Smith took over as manager, the homecoming, against Peterborough, was euphoric. I remember feeling the sense of release as he appeared from the tunnel. But, it only papered over the cracks – Kassam still owned the ground and Smith wasn’t a miracle worker. Rationally, his arrival destabilised us just as we seemed to be digging in to avoid relegation, emotionally, despite the collapse that sent us to the Conference, it was just what we needed.
It didn’t work out; Smith grew frustrated at the limitations of his players, his network of hidden gems and reliable old hands started to crumble, above all, his health seemed to be failing him; his voice slurred and his face became puffy and red. He lost his magic and eventually the club moved him on in the most dignified way it could.
He’d still appear in the executive box, overlooking what he’d created as the club eventually dug its way out of the hole it was in. While we celebrated the promotions, giant killings and derby wins throughout the 2010s Smith quietly left the party. We turned around, and he was gone.
When he didn’t appear for our 125th anniversary game last year, it was obvious that something was wrong. After that, it was just a matter of time before the news eventually came that he’d passed.
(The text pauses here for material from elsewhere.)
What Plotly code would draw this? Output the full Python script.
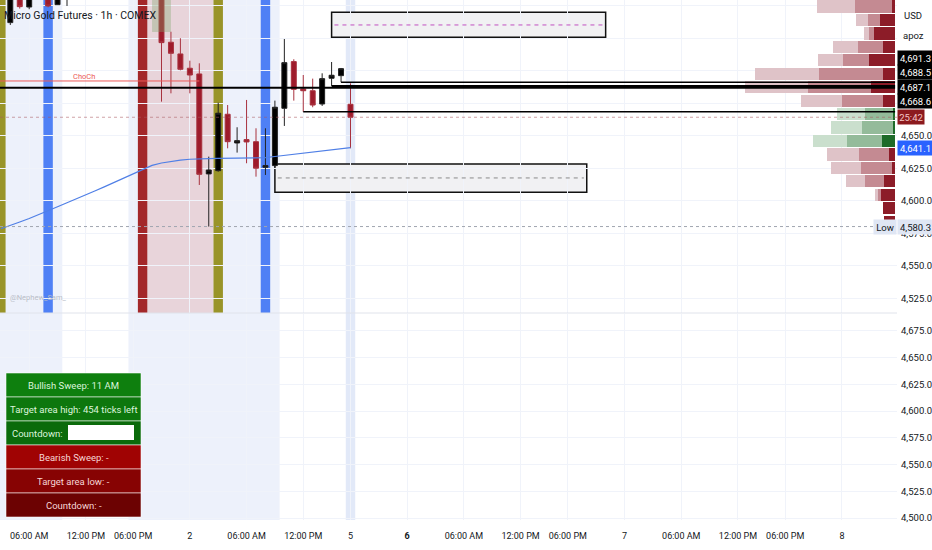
import plotly.graph_objects as go

FONT = "Roboto, Liberation Sans, sans-serif"
TXT = "#131722"

# hourly bars, 0 = current (forming) bar, session breaks removed
bar_idx = list(range(-36, 1))
opens = [4737.2, 4768.0, 4749.2, 4762.0, 4767.0, 4751.0, 4760.0, 4766.0, 4774.0, 4781.0,
         4786.0, 4783.0, 4778.0, 4782.0, 4775.0, 4768.0, 4763.0, 4722.1, 4713.1, 4702.1,
         4697.7, 4620.8, 4623.3, 4666.7, 4644.6, 4647.2, 4645.6, 4625.9, 4627.2, 4671.3,
         4707.2, 4686.2, 4684.8, 4674.6, 4694.4, 4696.4, 4674.4]
highs = [4772.0, 4771.0, 4765.0, 4770.0, 4770.0, 4766.0, 4769.0, 4778.0, 4785.0, 4790.0,
         4794.0, 4789.0, 4786.0, 4788.0, 4781.0, 4774.0, 4768.0, 4730.2, 4725.2, 4707.9,
         4705.9, 4634.1, 4675.6, 4673.8, 4656.7, 4677.7, 4655.9, 4655.9, 4677.2, 4724.6,
         4709.0, 4696.9, 4694.1, 4698.2, 4706.9, 4702.3, 4690.5]
lows = [4735.4, 4748.0, 4747.5, 4757.0, 4749.0, 4751.0, 4750.0, 4760.0, 4770.0, 4776.0,
        4779.0, 4774.0, 4771.0, 4772.0, 4763.0, 4758.0, 4676.4, 4682.8, 4700.5, 4682.8,
        4612.3, 4580.3, 4622.5, 4640.5, 4637.2, 4629.0, 4618.7, 4620.0, 4626.4, 4657.7,
        4677.2, 4668.6, 4672.1, 4673.1, 4688.5, 4691.3, 4640.5]
closes = [4768.0, 4749.5, 4762.0, 4767.0, 4750.0, 4760.0, 4765.0, 4774.0, 4781.0, 4786.0,
          4783.0, 4778.0, 4782.0, 4775.0, 4768.0, 4763.0, 4721.8, 4713.6, 4701.3, 4696.9,
          4620.5, 4623.8, 4667.5, 4645.6, 4646.4, 4645.4, 4625.2, 4627.2, 4672.1, 4706.4,
          4685.9, 4684.8, 4673.8, 4694.1, 4696.7, 4701.8, 4664.4]

ma_idx = list(range(-37, 1))
ma_vals = [4578.6, 4581.0, 4583.8, 4586.5, 4589.3, 4592.4, 4595.5, 4598.6, 4601.5, 4604.6,
           4607.8, 4611.0, 4614.3, 4617.6, 4620.8, 4623.9, 4627.4, 4629.2, 4630.4, 4631.4,
           4632.1, 4632.6, 4632.6, 4632.7, 4632.8, 4632.8, 4633.0, 4633.1, 4633.3, 4634.2,
           4635.0, 4635.8, 4636.6, 4637.5, 4638.3, 4639.1, 4640.0, 4641.1]

# volume profile rows (top to bottom)
profile_price = [4749.6, 4739.2, 4728.9, 4718.5, 4708.2, 4697.8, 4687.5, 4677.2, 4666.8,
                 4656.5, 4646.2, 4635.8, 4625.5, 4615.1, 4604.8, 4594.4, 4584.1]
profile_dark = [2.7, 15, 21, 12.3, 26, 12.3, 24, 12.3, 1.7, 2.3, 13.3, 5.7, 3.3, 10.7, 14.3, 11.7, 11]
profile_mid = [37.3, 12, 5, 25, 26.3, 64, 63, 40.4, 28, 31, 34.4, 30.6, 31, 19, 2.4, 0, 0]
profile_light = [37.7, 12, 5.3, 24.4, 25, 64, 63, 41, 28.6, 30.7, 34, 31.4, 30, 19.3, 3.3, 0, 0]
profile_buy = [0, 0, 0, 0, 0, 0, 0, 0, 1, 1, 1, 0, 0, 0, 0, 0, 0]

# levels
level_price = [4691.3, 4688.5, 4687.1, 4668.6]
level_from = [-1, -2, -40, -5]
choch_price = 4692.3
choch_bar = -16
last_price = 4664.4
low_price = 4580.3

zone_top = [4745.2, 4628.5]
zone_bottom = [4725.9, 4606.7]
zone_mid = [4735.4, 4617.7]
zone_from = [-2, -8]
zone_to = [27, 25]

session_from = [-38, -23]
session_to = [-31, -8]
band_bar = [-37, -32, -22, -14, -9]
band_kind = ["olive", "blue", "red", "olive", "blue"]
pink_from, pink_to = -21, -15

tick_bars = [-34, -28, -23, -17, -11, -5, 0, 6, 12, 18, 23, 29, 35, 41, 46, 52]
tick_text = ["06:00 AM", "12:00 PM", "06:00 PM", "2", "06:00 AM", "12:00 PM", "5", "<b>6</b>",
             "06:00 AM", "12:00 PM", "06:00 PM", "7", "06:00 AM", "12:00 PM", "06:00 PM", "8"]

table_text = ["Bullish Sweep: 11 AM", "Target area high: 454 ticks left", "Countdown:",
              "Bearish Sweep: -", "Target area low: -", "Countdown: -"]

top_ticks = [4525, 4550, 4575, 4600, 4625, 4650, 4675, 4700, 4725, 4750]
bot_ticks = [4500, 4525, 4550, 4575, 4600, 4625, 4650, 4675]

X_MIN, X_MAX = -37.09, 57.83
PW, PH = 897, 520


def px(x):
    return x / PW


def py(y):
    return 1 - y / PH


fig = go.Figure()

fig.add_trace(go.Scatter(x=ma_idx, y=ma_vals, mode="lines", line=dict(color="#4f7fe6", width=1.2),
                         hoverinfo="skip", showlegend=False))
fig.add_trace(go.Candlestick(
    x=bar_idx, open=opens, high=highs, low=lows, close=closes,
    increasing=dict(fillcolor="#000000", line=dict(color="#222222", width=1)),
    decreasing=dict(fillcolor="#9e1b2b", line=dict(color="#a8323f", width=1)),
    whiskerwidth=0, showlegend=False))

red_cols = ["#8c1c28", "#c48a92", "#dfc3c8"]
green_cols = ["#1e6b29", "#94bb9a", "#cadfcd"]
for k, vals in enumerate([profile_dark, profile_mid, profile_light]):
    cols = [green_cols[k] if b else red_cols[k] for b in profile_buy]
    fig.add_trace(go.Bar(y=profile_price, x=vals, orientation="h", xaxis="x2", yaxis="y",
                         width=9.4, marker=dict(color=cols, line=dict(width=0)),
                         hoverinfo="skip", showlegend=False))

fig.add_trace(go.Scatter(x=[], y=[], xaxis="x", yaxis="y2", showlegend=False))

shapes = []
for a, b in zip(session_from, session_to):
    shapes.append(dict(type="rect", xref="x", yref="paper", x0=a - 0.5, x1=b + 0.5, y0=0, y1=1,
                       fillcolor="#edf1fb", line=dict(width=0), layer="below"))
shapes.append(dict(type="rect", xref="x", yref="paper", x0=-0.5, x1=0.5, y0=0, y1=1,
                   fillcolor="#e2e9f8", line=dict(width=0), layer="below"))
shapes.append(dict(type="rect", xref="x", yref="y domain", x0=pink_from - 0.5, x1=pink_to + 0.5,
                   y0=0, y1=1, fillcolor="#e8d4da", line=dict(width=0), layer="below"))
band_col = {"olive": "#999428", "blue": "#4f80f5", "red": "#a3282a"}
for b, kind in zip(band_bar, band_kind):
    shapes.append(dict(type="rect", xref="x", yref="y domain", x0=b - 0.5, x1=b + 0.5, y0=0, y1=1,
                       fillcolor=band_col[kind], line=dict(width=0), layer="below"))
# pane separator
shapes.append(dict(type="line", xref="paper", yref="paper", x0=0, x1=1, y0=py(313), y1=py(313),
                   line=dict(color="#e0e3eb", width=1)))
# supply / demand zones
for t, bt, m, a, b, dc in zip(zone_top, zone_bottom, zone_mid, zone_from, zone_to, ["#c050c0", "#8a8a8a"]):
    shapes.append(dict(type="rect", xref="x", yref="y", x0=a, x1=b, y0=bt, y1=t,
                       fillcolor="#f1f1f3", line=dict(color="#111111", width=1.5), layer="below"))
    shapes.append(dict(type="line", xref="x", yref="y", x0=a + 0.3, x1=b - 0.3, y0=m, y1=m,
                       line=dict(color=dc, width=1, dash="4px,4px")))
# green-grey highlight box
shapes.append(dict(type="rect", xref="x", yref="y", x0=-21, x1=-19, y0=4730, y1=4760,
                   fillcolor="rgba(130,165,110,0.35)", line=dict(width=0)))
# ChoCh
shapes.append(dict(type="line", xref="x", yref="y", x0=X_MIN, x1=choch_bar, y0=choch_price,
                   y1=choch_price, line=dict(color="#ec5a58", width=1)))
# price / low lines
shapes.append(dict(type="line", xref="x", yref="y", x0=X_MIN, x1=X_MAX, y0=last_price, y1=last_price,
                   line=dict(color="rgba(170,90,95,0.55)", width=1, dash="dot")))
shapes.append(dict(type="line", xref="x", yref="y", x0=X_MIN, x1=55.5, y0=low_price, y1=low_price,
                   line=dict(color="#a0a5b0", width=1, dash="dot")))
for p, a, w in zip(level_price, level_from, [1.5, 2, 2, 1.5]):
    shapes.append(dict(type="line", xref="x", yref="y", x0=max(a, X_MIN), x1=X_MAX - 0.2, y0=p, y1=p,
                       line=dict(color="#000000", width=w)))

# table
tbl_x0, tbl_x1, tbl_y0, row_h = 6, 141, 373, 24
row_bg = ["#0e7f0e", "#0d770d", "#0b6b0b", "#a00303", "#870303", "#6c0202"]
annotations = []
for i, txt in enumerate(table_text):
    y0 = tbl_y0 + i * row_h
    shapes.append(dict(type="rect", xref="paper", yref="paper", x0=px(tbl_x0), x1=px(tbl_x1),
                       y0=py(y0 + row_h), y1=py(y0), fillcolor=row_bg[i],
                       line=dict(color="rgba(255,255,255,0.55)", width=1)))
    fc = "#dcf5dc" if i < 3 else "#f6d6d6"
    if txt == "Countdown:":
        annotations.append(dict(xref="paper", yref="paper", x=px(65), y=py(y0 + row_h / 2), text=txt,
                                showarrow=False, xanchor="right", yanchor="middle",
                                font=dict(family=FONT, size=9.5, color=fc)))
        shapes.append(dict(type="rect", xref="paper", yref="paper", x0=px(68), x1=px(134),
                           y0=py(y0 + 19), y1=py(y0 + 4), fillcolor="#ffffff", line=dict(width=0)))
    else:
        annotations.append(dict(xref="paper", yref="paper", x=px((tbl_x0 + tbl_x1) / 2), y=py(y0 + row_h / 2),
                                text=txt, showarrow=False, xanchor="center", yanchor="middle",
                                font=dict(family=FONT, size=9.5, color=fc)))


def label(text, x, y, yref="paper", **kw):
    d = dict(xref="paper", yref=yref, x=x, y=y, text=text, showarrow=False, yanchor="middle")
    d.update(kw)
    annotations.append(d)


# texts
label("Micro Gold Futures · 1h · COMEX", px(2), py(15), xanchor="left",
      font=dict(family=FONT, size=10.5, color=TXT))
label("@Nephew_Sam_", px(8), py(297), xanchor="left", font=dict(family=FONT, size=7.5, color="#b9bdc7"))
annotations.append(dict(xref="x", yref="y", x=-28.2, y=4695.8, text="ChoCh", showarrow=False,
                        xanchor="center", yanchor="middle", font=dict(family=FONT, size=7.5, color="#ec5a58")))
label("USD", px(913), py(15), xanchor="center", font=dict(family=FONT, size=9.5, color=TXT))
label("apoz", px(913), py(36), xanchor="center", font=dict(family=FONT, size=9.5, color=TXT))

black_labels = ["4,691.3", "4,688.5", "4,687.1", "4,668.6"]
for txt, yy in zip(black_labels, [58, 72.5, 87, 101.5]):
    label(txt, px(897), py(yy), xanchor="left", width=33, height=12, bgcolor="#000000", borderpad=1,
          font=dict(family=FONT, size=9.5, color="#ffffff"))
label("25:42", px(897), py(117.5), xanchor="left", width=24, height=12, bgcolor="#8c1a1e", borderpad=1,
      font=dict(family=FONT, size=9.5, color="#f3c6c6"))
label(f"{ma_vals[-1]:,.1f}", px(897), ma_vals[-1], yref="y", xanchor="left", width=33, height=12,
      bgcolor="#2962ff", borderpad=1, font=dict(family=FONT, size=9.5, color="#ffffff"))
label("Low", px(873), low_price, yref="y", xanchor="left", width=20, height=12, bgcolor="#dfe6f4",
      borderpad=1, font=dict(family=FONT, size=9.5, color=TXT))
label(f"{low_price:,.1f}", px(897), low_price, yref="y", xanchor="left", width=33, height=12,
      bgcolor="#dfe6f4", borderpad=1, font=dict(family=FONT, size=9.5, color=TXT))

top_text = [f"{v:,.1f}" if v <= 4650 else "" for v in top_ticks]
bot_text = [f"{v:,.1f}" for v in bot_ticks]

fig.update_layout(
    width=932, height=550,
    margin=dict(l=0, r=35, t=0, b=30),
    plot_bgcolor="#ffffff", paper_bgcolor="#ffffff",
    barmode="stack", boxgap=0.25, showlegend=False,
    font=dict(family=FONT, size=10, color=TXT),
    xaxis=dict(range=[X_MIN, X_MAX], tickvals=tick_bars, ticktext=tick_text, anchor="y2",
               showgrid=True, gridcolor="#f0f3fa", zeroline=False, showline=False, ticks="",
               rangeslider=dict(visible=False), ticklabelstandoff=9,
               tickfont=dict(family=FONT, size=9, color=TXT)),
    xaxis2=dict(overlaying="x", anchor="y", range=[895, -2], visible=False),
    yaxis=dict(domain=[py(313), 1], range=[4513.8, 4754.6], side="right", anchor="x",
               tickvals=top_ticks, ticktext=top_text, showgrid=True, gridcolor="#f0f3fa",
               zeroline=False, ticks="", ticklabelstandoff=3,
               tickfont=dict(family=FONT, size=9.5, color=TXT)),
    yaxis2=dict(domain=[0, py(314)], range=[4498.2, 4690.8], side="right", anchor="x",
                tickvals=bot_ticks, ticktext=bot_text, showgrid=True, gridcolor="#f0f3fa",
                zeroline=False, ticks="", ticklabelstandoff=3,
                tickfont=dict(family=FONT, size=9.5, color=TXT)),
    shapes=shapes, annotations=annotations,
)

fig.write_html("out.html", config={"displayModeBar": False},
               post_script="document.body.style.margin='0';")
Jim Smith’s name is still sung by the home fans, most of whom are too young to remember him in his prime. It’s a testament to his achievements that he remains in the fabric of the club and its people.
And that is ultimately Smith’s legacy; without him we wouldn’t have had the memories of top flight football and The Milk Cup. More importantly, when things got tougher, the spirit that Smith created, the memories, the people who bonded in his name battled on through. He gave us something to fight for. Those who were there, passed that spirit on to those who weren’t, they kept coming to games, keeping the club afloat, giving investors something worthwhile to spend their money on, without him we may just have crumbled to dust, another meaningless backwater club of no discernible purpose. Smith ensured that we were more than just a side-bar conversation.
If Joey Beauchamp is our Dixie Dean, then Jim Smith is our Bill Shankly. He may be gone, but look what he left behind.